A legal roll is one in which the dice tumble so that their face up becomes random, said David Salas, the gaming board's deputy enforcement chief. Other gaming experts have listed three components to a valid roll: tossing the dice in the air, having them bounce and then rebound off the back wall.
If a boxman at a craps table sees a roll that doesn't conform, he can call a "no roll."
Lucas and other experts say the case for sliding is relatively simple. Two sixes, known by names such as boxcars or midnight, pay out at 30-to-1. But ensuring that just one die comes up a six greatly improves the chances of the 30-to-1 payout, even if the other die is tossed at random.
That spread keeps the odds in the player's favor even if several slides misfire.
Also, Lucas said, a successful slide eliminates any number below seven, so sliders will bet eight, nine or ten among other strategies.
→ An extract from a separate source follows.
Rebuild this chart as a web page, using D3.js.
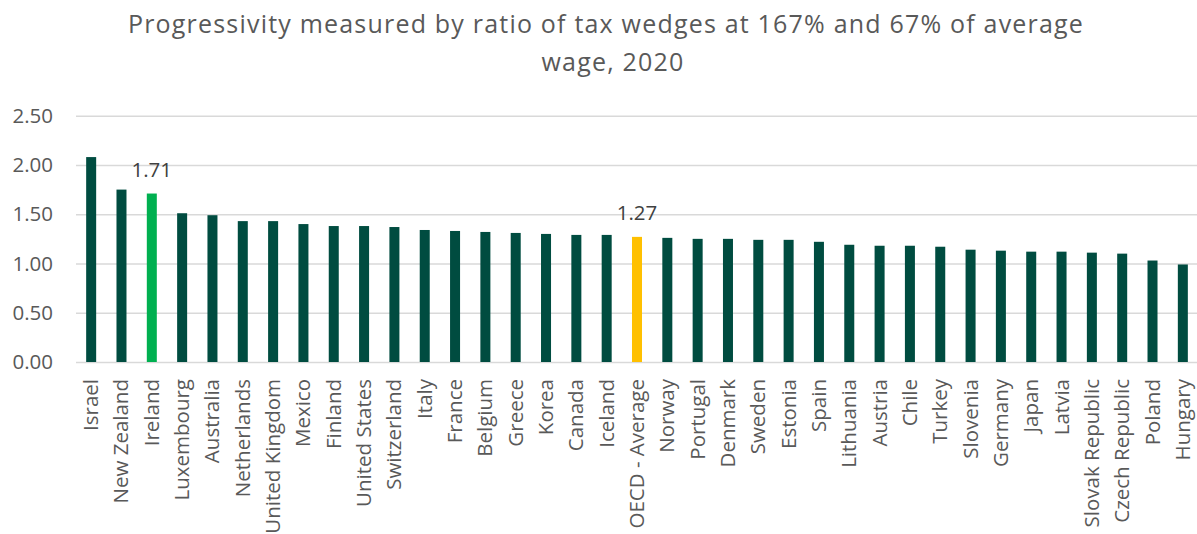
<!DOCTYPE html>
<html>
<head>
<meta charset="utf-8">
<script src="https://cdn.jsdelivr.net/npm/d3@7"></script>
<style>
  html, body { margin: 0; padding: 0; background: #fff; }
  svg { display: block; font-family: "Open Sans", sans-serif; }
</style>
</head>
<body>
<svg id="chart" width="1197" height="534"></svg>
<script>
// Ratio of tax wedges at 167% and 67% of average wage, 2020
const countries = [
  "Israel", "New Zealand", "Ireland", "Luxembourg", "Australia", "Netherlands",
  "United Kingdom", "Mexico", "Finland", "United States", "Switzerland", "Italy",
  "France", "Belgium", "Greece", "Korea", "Canada", "Iceland", "OECD - Average",
  "Norway", "Portugal", "Denmark", "Sweden", "Estonia", "Spain", "Lithuania",
  "Austria", "Chile", "Turkey", "Slovenia", "Germany", "Japan", "Latvia",
  "Slovak Republic", "Czech Republic", "Poland", "Hungary"
];
const ratios = [
  2.08, 1.75, 1.71, 1.51, 1.49, 1.43,
  1.43, 1.40, 1.38, 1.38, 1.37, 1.34,
  1.33, 1.32, 1.31, 1.30, 1.29, 1.29, 1.27,
  1.26, 1.25, 1.25, 1.24, 1.24, 1.22, 1.19,
  1.18, 1.18, 1.17, 1.14, 1.13, 1.12, 1.12,
  1.11, 1.10, 1.03, 0.99
];
const yTicks = [0, 0.5, 1.0, 1.5, 2.0, 2.5];
const labelled = ["Ireland", "OECD - Average"];
const titleLines = [
  "Progressivity measured by ratio of tax wedges at 167% and 67% of average",
  "wage, 2020"
];

const colorDefault = "#004C40";
const colorHighlight = { "Ireland": "#00B050", "OECD - Average": "#FFC000" };
const textColor = "#595959";

const svg = d3.select("#chart");
const plotLeft = 76, plotRight = 1197, plotBottom = 362, plotTop = 115.7;

const x = d3.scaleBand()
  .domain(countries)
  .range([plotLeft, 1198])
  .paddingInner(0.67)
  .paddingOuter(0.335);

const y = d3.scaleLinear()
  .domain([0, 2.5])
  .range([plotBottom, plotTop]);

// Title, two lines
const titleAt = [[606, 33], [613, 71]];
svg.append("g").selectAll("text")
  .data(titleLines)
  .join("text")
  .attr("x", (d, i) => titleAt[i][0])
  .attr("y", (d, i) => titleAt[i][1])
  .attr("text-anchor", "middle")
  .attr("font-size", 25)
  .attr("letter-spacing", 1.2)
  .attr("fill", textColor)
  .text(d => d);

// Gridlines + y axis labels
const yAxis = d3.axisLeft(y)
  .tickValues(yTicks)
  .tickSize(-(plotRight - plotLeft))
  .tickPadding(23)
  .tickFormat(d3.format(".2f"));

const gy = svg.append("g")
  .attr("transform", `translate(${plotLeft},0)`)
  .call(yAxis);
gy.select(".domain").remove();
gy.selectAll(".tick line").attr("stroke", "#D9D9D9").attr("stroke-width", 1.5);
gy.selectAll(".tick text")
  .attr("fill", textColor)
  .attr("font-size", 20.5)
  .attr("font-family", "Open Sans, sans-serif");

// Bars
svg.append("g").selectAll("rect")
  .data(countries)
  .join("rect")
  .attr("x", d => x(d))
  .attr("width", x.bandwidth())
  .attr("y", (d, i) => y(ratios[i]))
  .attr("height", (d, i) => y(0) - y(ratios[i]))
  .attr("fill", d => colorHighlight[d] || colorDefault);

// Value labels for highlighted bars
svg.append("g").selectAll("text")
  .data(labelled)
  .join("text")
  .attr("x", d => x(d) + x.bandwidth() / 2)
  .attr("y", d => y(ratios[countries.indexOf(d)]) - 17)
  .attr("text-anchor", "middle")
  .attr("font-size", 20.5)
  .attr("fill", "#404040")
  .text(d => d3.format(".2f")(ratios[countries.indexOf(d)]));

// Category axis labels (rotated)
const xAxis = d3.axisBottom(x).tickSize(0).tickPadding(0);
const gx = svg.append("g")
  .attr("transform", `translate(0,${plotBottom})`)
  .call(xAxis);
gx.select(".domain").remove();
gx.selectAll(".tick text")
  .attr("fill", textColor)
  .attr("font-size", 20.5)
  .attr("font-family", "Open Sans, sans-serif")
  .attr("text-anchor", "end")
  .attr("dy", null)
  .attr("y", 0)
  .attr("transform", "translate(7,17) rotate(-90)");
</script>
</body>
</html>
"What scooting does is change the expected value of a bet from negative to positive," Lucas said.
Still, Mendelson, a frequent visitor to Las Vegas for years, said he had seen a slide only once. The player had been on an extended losing streak when he pulled off only one slide that cut his losses slightly, so Mendelson assumed the boxman let it go.
Fernandez, of Buenos Aires, had visited the Wynn on at least 39 occasions over the years, according to hotel records, staying anywhere from two days to two months and often playing craps.
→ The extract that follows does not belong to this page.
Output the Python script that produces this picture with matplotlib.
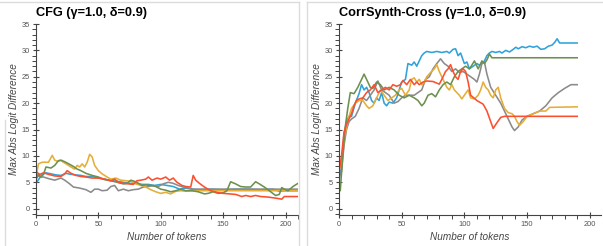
import matplotlib
matplotlib.use("Agg")
import matplotlib.pyplot as plt
from matplotlib.lines import Line2D
from matplotlib.ticker import MultipleLocator

plt.rcParams['font.family'] = ['Liberation Sans', 'DejaVu Sans']

# ---------------- data: CFG panel ----------------
cfg_blue_x = [0, 2, 5, 8, 12, 16, 20, 24, 28, 32, 36, 40, 45, 50, 55, 60, 65, 70, 75, 80, 85, 90, 95, 100, 105, 110, 115, 120, 125, 130, 140, 150, 160, 170, 180, 190, 195, 200, 210]
cfg_blue_y = [4.8, 5.5, 6.5, 6.8, 6.6, 6.4, 6.3, 6.7, 6.5, 6.4, 6.3, 6.1, 6.1, 5.8, 5.6, 5.3, 5.2, 5.0, 4.8, 4.8, 4.6, 4.6, 4.4, 4.6, 4.4, 4.2, 3.7, 3.9, 3.7, 3.6, 3.7, 3.6, 3.7, 3.7, 3.6, 3.7, 3.3, 3.4, 3.4]

cfg_green_x = [0, 2, 4, 6, 8, 12, 15, 18, 20, 23, 27, 30, 33, 36, 40, 45, 50, 55, 60, 65, 70, 73, 76, 80, 85, 88, 92, 96, 100, 104, 108, 112, 116, 120, 125, 130, 135, 138, 142, 146, 150, 153, 156, 160, 164, 168, 172, 176, 179, 183, 187, 192, 195, 197, 199, 202, 206, 210]
cfg_green_y = [5.5, 6.5, 6.0, 6.5, 7.9, 7.7, 8.2, 9.1, 9.2, 8.9, 8.4, 8.0, 7.5, 7.2, 6.7, 6.3, 6.0, 5.5, 5.3, 5.0, 4.7, 4.8, 5.4, 5.1, 4.4, 4.5, 4.4, 4.2, 3.7, 3.5, 3.2, 3.4, 3.7, 3.4, 3.4, 3.2, 2.8, 2.9, 3.2, 2.9, 3.0, 3.4, 5.1, 4.7, 4.2, 4.1, 4.1, 5.1, 4.7, 4.1, 3.4, 2.5, 2.7, 4.0, 3.7, 3.4, 4.2, 4.8]

cfg_gray_x = [0, 3, 6, 10, 15, 20, 23, 27, 30, 35, 40, 44, 47, 50, 53, 57, 60, 63, 66, 70, 74, 78, 82, 86, 90, 94, 98, 102, 106, 110, 114, 118, 122, 126, 130, 210]
cfg_gray_y = [6.6, 6.0, 6.0, 5.7, 5.4, 5.8, 5.4, 4.7, 4.1, 3.9, 3.6, 3.1, 3.7, 3.7, 3.4, 3.5, 4.2, 4.4, 3.4, 3.7, 3.4, 3.6, 3.7, 4.1, 4.2, 4.4, 4.2, 4.7, 5.0, 4.8, 4.4, 4.1, 3.9, 3.7, 3.7, 3.7]

cfg_orange_x = [0, 2, 5, 10, 13, 15, 17, 20, 24, 28, 31, 33, 35, 37, 39, 41, 43, 45, 47, 50, 53, 57, 60, 64, 68, 72, 76, 80, 84, 88, 92, 96, 100, 104, 108, 112, 116, 120, 125, 210]
cfg_orange_y = [6.0, 8.5, 8.8, 8.8, 10.1, 9.2, 9.0, 9.1, 8.5, 7.9, 7.5, 8.2, 7.9, 8.5, 7.9, 8.8, 10.3, 9.8, 8.2, 7.2, 6.6, 6.0, 5.6, 5.8, 5.4, 5.3, 5.2, 4.7, 4.4, 4.1, 3.6, 3.2, 2.9, 3.1, 2.8, 3.3, 3.4, 3.3, 3.4, 3.4]

cfg_red_x = [0, 3, 6, 10, 15, 20, 23, 25, 28, 32, 36, 40, 45, 50, 55, 60, 63, 66, 70, 74, 78, 81, 84, 88, 90, 93, 97, 100, 104, 107, 110, 113, 117, 120, 124, 126, 128, 131, 135, 140, 145, 150, 155, 160, 165, 168, 172, 176, 180, 186, 192, 197, 199, 210]
cfg_red_y = [7.0, 6.5, 6.8, 6.5, 6.2, 6.1, 6.6, 7.2, 6.7, 6.3, 6.1, 6.0, 5.8, 5.8, 5.6, 5.3, 5.6, 5.0, 4.8, 4.7, 4.6, 5.3, 5.4, 5.6, 6.0, 5.4, 5.8, 5.6, 6.0, 5.4, 5.8, 5.0, 4.4, 4.2, 4.1, 6.3, 5.4, 4.8, 4.1, 3.4, 3.1, 2.9, 2.8, 2.7, 2.3, 2.5, 2.3, 2.5, 2.3, 2.2, 2.0, 1.8, 2.3, 2.3]

# ---------------- data: CorrSynth-Cross panel ----------------
cs_blue_x = [0, 2, 4, 6, 8, 10, 13, 16, 18, 20, 22, 24, 26, 28, 30, 32, 34, 36, 38, 40, 43, 46, 48, 50, 53, 55, 58, 60, 62, 64, 66, 68, 70, 74, 78, 82, 86, 88, 91, 93, 95, 97, 100, 102, 104, 107, 110, 112, 114, 116, 118, 120, 122, 125, 128, 130, 133, 136, 139, 141, 143, 146, 149, 152, 155, 158, 161, 164, 167, 170, 172, 174, 176, 178, 190]
cs_blue_y = [5.3, 8.0, 14.0, 16.5, 17.5, 17.5, 20.0, 21.8, 23.5, 22.5, 23.0, 22.0, 20.5, 20.0, 21.0, 20.5, 22.0, 20.0, 19.5, 20.2, 20.0, 21.0, 22.5, 24.0, 24.5, 27.5, 27.2, 27.8, 27.0, 28.0, 29.0, 29.5, 29.8, 29.6, 29.8, 29.6, 29.8, 29.5, 30.2, 30.3, 29.0, 29.5, 27.5, 27.8, 26.5, 27.0, 27.5, 27.2, 27.5, 28.0, 29.0, 29.5, 29.8, 29.6, 29.8, 29.5, 30.0, 29.7, 30.2, 30.6, 30.3, 30.7, 30.5, 30.8, 30.6, 30.8, 30.2, 30.3, 30.8, 31.0, 31.5, 32.2, 31.4, 31.4, 31.4]

cs_green_x = [0, 1, 3, 5, 7, 9, 12, 15, 18, 20, 22, 25, 27, 30, 33, 36, 40, 44, 48, 52, 56, 60, 63, 66, 68, 71, 74, 77, 80, 83, 86, 89, 92, 95, 98, 101, 104, 106, 108, 111, 114, 116, 118, 120, 122, 190]
cs_green_y = [4.0, 3.4, 10.0, 15.5, 19.0, 22.0, 21.8, 23.0, 24.5, 25.5, 24.5, 23.0, 22.8, 24.0, 23.5, 22.5, 23.0, 22.5, 21.5, 21.0, 21.5, 21.0, 20.5, 19.5, 20.0, 21.5, 21.8, 21.2, 22.5, 23.5, 24.0, 23.5, 25.0, 26.0, 26.5, 27.0, 26.5, 27.2, 28.0, 26.5, 28.0, 27.5, 28.2, 29.3, 28.6, 28.6]

cs_gray_x = [0, 2, 4, 6, 8, 10, 13, 16, 19, 22, 25, 28, 31, 34, 37, 40, 44, 47, 50, 53, 56, 60, 63, 66, 69, 72, 75, 78, 81, 84, 87, 90, 93, 96, 99, 102, 105, 108, 110, 112, 114, 116, 118, 121, 125, 129, 132, 135, 138, 140, 143, 146, 150, 155, 160, 165, 170, 175, 180, 185, 190]
cs_gray_y = [6.0, 7.0, 12.0, 15.0, 16.5, 17.0, 17.5, 19.0, 21.0, 20.5, 21.5, 22.5, 24.2, 22.5, 22.0, 21.5, 20.0, 20.3, 21.0, 21.5, 21.5, 21.5, 22.0, 22.5, 24.5, 25.0, 26.5, 27.5, 28.4, 27.5, 27.0, 26.0, 26.5, 25.8, 26.0, 25.5, 25.0, 24.5, 24.0, 25.5, 27.5, 27.8, 25.5, 23.0, 21.5, 20.0, 18.5, 17.0, 15.5, 14.8, 15.5, 16.8, 17.5, 18.0, 18.5, 19.5, 21.0, 22.0, 22.8, 23.5, 23.5]

cs_orange_x = [0, 2, 4, 6, 8, 10, 13, 16, 19, 22, 24, 27, 30, 33, 36, 39, 42, 45, 48, 50, 53, 56, 58, 60, 62, 64, 66, 68, 70, 73, 76, 78, 80, 83, 86, 88, 90, 92, 94, 96, 98, 100, 103, 105, 108, 111, 113, 115, 117, 119, 121, 123, 125, 127, 129, 132, 135, 138, 140, 142, 144, 147, 150, 155, 160, 165, 168, 190]
cs_orange_y = [7.0, 9.0, 13.0, 15.5, 17.5, 19.0, 20.0, 20.5, 20.5, 19.5, 19.0, 19.5, 21.0, 22.5, 21.5, 20.5, 21.0, 21.5, 22.5, 22.8, 21.5, 22.5, 24.5, 24.8, 24.0, 24.5, 23.5, 24.0, 25.0, 25.8, 26.5, 27.3, 26.0, 24.5, 23.0, 22.5, 23.5, 22.5, 22.0, 21.5, 20.8, 21.5, 22.5, 21.0, 20.8, 21.5, 22.5, 24.0, 23.0, 22.5, 21.5, 21.0, 22.5, 23.0, 21.0, 19.0, 18.2, 18.0, 17.5, 16.5, 15.8, 16.5, 17.5, 18.0, 18.5, 18.5, 19.2, 19.3]

cs_red_x = [0, 2, 4, 6, 8, 10, 12, 14, 16, 19, 22, 25, 28, 31, 34, 37, 40, 43, 46, 49, 51, 54, 57, 60, 62, 64, 67, 70, 75, 80, 82, 85, 87, 89, 91, 93, 95, 97, 99, 101, 103, 105, 110, 115, 118, 121, 123, 126, 129, 132, 190]
cs_red_y = [7.0, 10.0, 14.5, 16.0, 17.0, 18.0, 19.5, 20.5, 20.8, 21.0, 22.0, 22.5, 23.5, 22.0, 22.5, 23.0, 22.5, 23.5, 23.2, 23.5, 24.3, 23.5, 24.5, 23.5, 24.0, 23.5, 24.0, 24.2, 24.1, 23.6, 24.5, 26.0, 26.5, 27.3, 26.0, 25.0, 24.5, 26.0, 26.5, 26.0, 24.0, 21.5, 20.5, 19.8, 18.5, 16.5, 15.2, 16.3, 17.3, 17.5, 17.5]

titles = ["CFG (γ=1.0, δ=0.9)", "CorrSynth-Cross (γ=1.0, δ=0.9)"]
xlabel = "Number of tokens"
ylabel = "Max Abs Logit Difference"

C_BLUE, C_GREEN, C_GRAY, C_ORANGE, C_RED = "#30a2da", "#6d904f", "#8b8b8b", "#e5ae38", "#fc4f30"

panels = [
    [(cfg_blue_x, cfg_blue_y, C_BLUE), (cfg_gray_x, cfg_gray_y, C_GRAY),
     (cfg_orange_x, cfg_orange_y, C_ORANGE), (cfg_green_x, cfg_green_y, C_GREEN),
     (cfg_red_x, cfg_red_y, C_RED)],
    [(cs_blue_x, cs_blue_y, C_BLUE), (cs_gray_x, cs_gray_y, C_GRAY),
     (cs_orange_x, cs_orange_y, C_ORANGE), (cs_green_x, cs_green_y, C_GREEN),
     (cs_red_x, cs_red_y, C_RED)],
]

W, H = 603, 246
fig = plt.figure(figsize=(W / 100, H / 100), dpi=100)

def px_rect(x0, ytop, x1, ybot):
    return [x0 / W, 1 - ybot / H, (x1 - x0) / W, (ybot - ytop) / H]

axes_rects = [px_rect(36, 24, 298, 215), px_rect(339, 24, 601, 215)]
xlims = [(0, 210), (0, 209)]
AX_COL = "#444444"

for i, ax_rect in enumerate(axes_rects):
    ax = fig.add_axes(ax_rect)
    for xs, ys, col in panels[i]:
        ax.plot(xs, ys, color=col, lw=1.15, solid_joinstyle='round')
    ax.set_xlim(*xlims[i])
    ax.set_ylim(-1.2, 35)
    for s in ['top', 'right']:
        ax.spines[s].set_visible(False)
    for s in ['left', 'bottom']:
        ax.spines[s].set_color(AX_COL)
        ax.spines[s].set_linewidth(0.8)
    ax.xaxis.set_major_locator(MultipleLocator(50))
    ax.xaxis.set_minor_locator(MultipleLocator(10))
    ax.yaxis.set_major_locator(MultipleLocator(5))
    ax.yaxis.set_minor_locator(MultipleLocator(1))
    ax.tick_params(which='major', direction='inout', length=5, width=0.8,
                   color=AX_COL, labelsize=5.4, labelcolor="#555555", pad=2)
    ax.tick_params(which='minor', direction='out', length=2.8, width=0.7, color=AX_COL)
    ax.set_xlabel(xlabel, fontsize=7.2, style='italic', color="#444444", labelpad=3)
    ax.set_ylabel(ylabel, fontsize=7.2, style='italic', color="#444444", labelpad=2)
    ax.set_title(titles[i], loc='left', fontsize=9.2, fontweight='bold', pad=6, x=0.0)
    ax.patch.set_alpha(0)

# panel frames
BC = "#dcdcdc"
def fline(x0, y0, x1, y1):
    fig.add_artist(Line2D([x0 / W, x1 / W], [1 - y0 / H, 1 - y1 / H],
                          transform=fig.transFigure, color=BC, lw=1.0))

fline(0, 1.5, 299, 1.5)
fline(299, 1.5, 299, 246)
fline(5, 120, 5, 246)
fline(307, 2, 307, 246)
fline(307, 2, 603, 2)

fig.savefig("out.png", dpi=100)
Dabul came once or twice a year for several weeks at a time, playing blackjack and baccarat in addition to craps.
According to what Wynn officials were able to piece together, the two built their winnings in steps over the early summer, working with other people. The court papers depict them as playing different tables, in different teams, with at least one trying to distract people working at the table during slides.
The starting point for any slide, said several gaming experts, is to stand next to the stick man who is positioned in the middle of a craps table. This gives the player the shortest possible distance to the table's back wall.
Then, the slider positions the dice in his hand so that at least one will remain face up on the desired number. Usually giving the dice a spin upon release helps desired face to remain up while going across the felt table top.
Finally, at least one of the dice should come just short of the back wall, close enough to keep the boxman from calling a "no roll" while far enough to avoid the rows of hard rubber spikes that form the inside lining of both ends of a table.
Because even basic competence at sliding, also called scooting, can take thousands of practice repetitions, often at home, not many people pull it off, said University of Nevada, Las Vegas gaming professor Anthony Lucas.
"You have to have a real passion for it," he said. "There are scooters, but you can't become one by just reading a book or watching a video."
Nevada Gaming Control Board deputy enforcement chief David Salas likened sliding to walking a tight rope. "You can do it after a lot of work, but a lot of people fall off," he said.